There are two types of MRI contrast: gadolinium-based agents, and superparamagnetic iron oxide particles(6).
Gadolinium is water soluble and can cross the placenta into amniotic fluid and foetal circulation(6).
Undergoing a gadolinium MRI at any point during pregnancy was associated with an increased risk for a broad range of medical conditions in young children, including rheumatologic, inflammatory, or infiltrative skin conditions. Gadolinium MRI was also associated with an increased risk for stillbirth and neonatal mortality(2,5).
In animal studies, gadolinium agents have been found to be teratogenic at high and repeated doses. There is a single prospective study which reported no adverse perinatal or neonatal outcomes among 26 patients(3).
Gadolinium use should be limited to situations in which the benefits clearly outweigh the possible risks.
There is no information about the superparamagnetic iron oxide contrast.
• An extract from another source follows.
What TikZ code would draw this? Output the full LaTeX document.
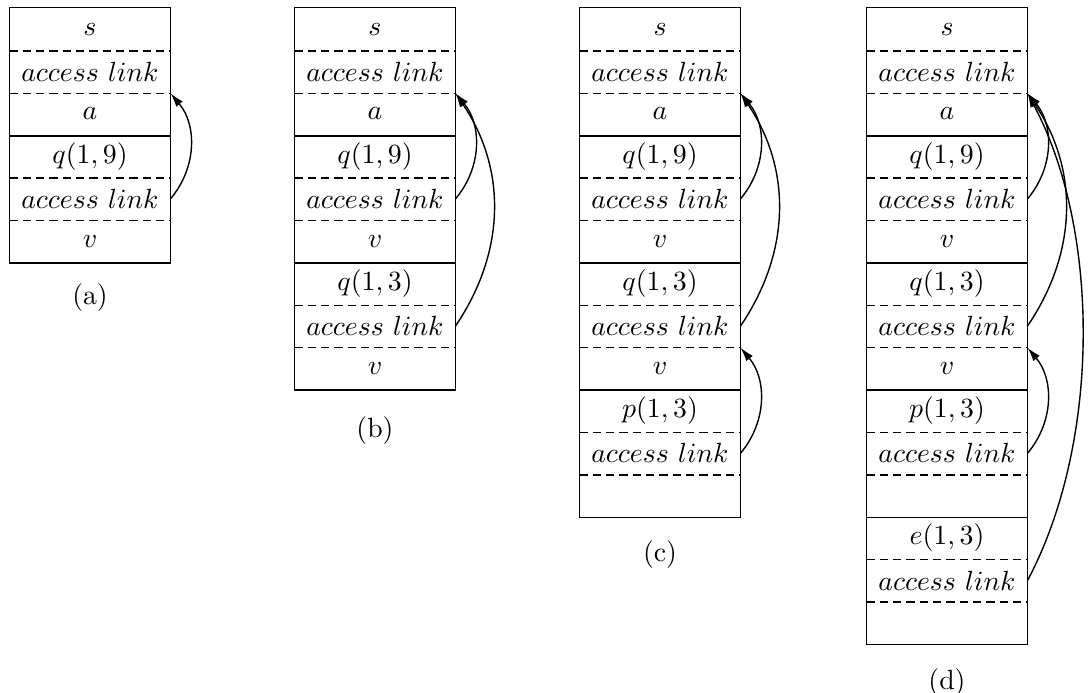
\documentclass[tikz,border=0pt]{standalone}
\usepackage{amsmath}
\usetikzlibrary{arrows.meta,positioning}

\tikzset{
  cell/.style={minimum width=57.6pt,minimum height=15.26pt,inner sep=0pt},
  sep/.style={dash pattern=on 3pt off 1.8pt,line width=0.5pt},
  frame/.style={line width=0.6pt},
  link/.style={-{Latex[length=5pt,width=3pt]},line width=0.5pt}
}

\begin{document}
\begin{tikzpicture}[x=0.36pt,y=0.36pt]
    \useasboundingbox (0,0) rectangle (1090,-692);

    % Stack (a)
    \foreach \txt [count=\i] in {$s$,$access\ link$,$a$,{$q(1,9)$},$access\ link$,$v$}
        \node[cell] (a\i) at (90,{-8-42.4*\i+21.2}) {\txt};
    \foreach \i in {1,2,4,5} \draw[sep] (a\i.south west) -- (a\i.south east);
    \draw[frame] (a3.south west) -- (a3.south east);
    \draw[frame] (a1.north west) rectangle (a6.south east);
    \draw[link] (a5.east) to[out=50,in=-50] (a2.south east);
    \node[below=4pt of a6] (la) {(a)};

    % Stack (b)
    \foreach \txt [count=\i] in {$s$,$access\ link$,$a$,{$q(1,9)$},$access\ link$,$v$,{$q(1,3)$},$access\ link$,$v$}
        \node[cell] (b\i) at (375,{-8-42.4*\i+21.2}) {\txt};
    \foreach \i in {1,2,4,5,7,8} \draw[sep] (b\i.south west) -- (b\i.south east);
    \foreach \i in {3,6} \draw[frame] (b\i.south west) -- (b\i.south east);
    \draw[frame] (b1.north west) rectangle (b9.south east);
    \draw[link] (b5.east) to[out=50,in=-50] (b2.south east);
    \draw[link] (b8.east) to[out=56,in=-56] (b2.south east);
    \node[below=6pt of b9] (lb) {(b)};

    % Stack (c)
    \foreach \txt [count=\i] in {$s$,$access\ link$,$a$,{$q(1,9)$},$access\ link$,$v$,{$q(1,3)$},$access\ link$,$v$,{$p(1,3)$},$access\ link$,{}}
        \node[cell] (c\i) at (660,{-8-42.4*\i+21.2}) {\txt};
    \foreach \i in {1,2,4,5,7,8,10,11} \draw[sep] (c\i.south west) -- (c\i.south east);
    \foreach \i in {3,6,9} \draw[frame] (c\i.south west) -- (c\i.south east);
    \draw[frame] (c1.north west) rectangle (c12.south east);
    \draw[link] (c5.east) to[out=50,in=-50] (c2.south east);
    \draw[link] (c8.east) to[out=56,in=-56] (c2.south east);
    \draw[link] (c11.east) to[out=50,in=-50] (c8.south east);
    \node[below=5pt of c12] (lc) {(c)};

    % Stack (d)
    \foreach \txt [count=\i] in {$s$,$access\ link$,$a$,{$q(1,9)$},$access\ link$,$v$,{$q(1,3)$},$access\ link$,$v$,{$p(1,3)$},$access\ link$,{},{$e(1,3)$},$access\ link$,{}}
        \node[cell] (d\i) at (947,{-8-42.4*\i+21.2}) {\txt};
    \foreach \i in {1,2,4,5,7,8,10,11,13,14} \draw[sep] (d\i.south west) -- (d\i.south east);
    \foreach \i in {3,6,9,12} \draw[frame] (d\i.south west) -- (d\i.south east);
    \draw[frame] (d1.north west) rectangle (d15.south east);
    \draw[link] (d5.east) to[out=50,in=-50] (d2.south east);
    \draw[link] (d8.east) to[out=56,in=-56] (d2.south east);
    \draw[link] (d11.east) to[out=50,in=-50] (d8.south east);
    \draw[link] (d14.east) to[out=62,in=-62,looseness=0.82] (d2.south east);
    \node[below=5pt of d15] (ld) {(d)};
\end{tikzpicture}
\end{document}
Therefore, if contrast is to be used, gadolinium is recommended(2,3).
Gadolinium-based agents should be administered at the lowest possible dose.
An old Food and Drugs (FDA) classification mentioned gadolinium-based agents as category C drugs, being recommended if the administration is essential for diagnosis and would alter the management of the case, when delaying after delivery would be impossible and there are no other alternative diagnostic methods available(3).
Breastfeeding is safe after gadolinium administration, because the systemic dose absorbed by the infant from breast milk is under 0.0004% of the dose given to the mother(2).
Iodinated contrast agents are considered FDA category B drugs. There is no reported teratogenic or mutagenic risk from iodinated contrast agent. The major concern is that excess iodine exposure may induce hypothyroidism for the foetus. In the last three decades there have been no documented cases of hypothyroidism from intravenous contrast agent administration. Newborns should be tested for hypothyroidism during the first week of life. For both contrast agents, informed consent is recommended(3,7).
Ultrasonography is the standard method for diagnosis and monitoring the fetal wellbeing, but sometimes ionizing examinations and contrast agents may change patient’s care. That may provide essential clinical information and should not be withheld on the basis of radiation concerns. The benefits include gaining information which cannot be acquired by means of an alternate, non-ionizing imaging modality, and the detection of information which affects care of the patient or fetus during the pregnancy, without the possibility of waiting until after the delivery to obtain that information. n
Conflict of interests: The authors declare no conflict of interests.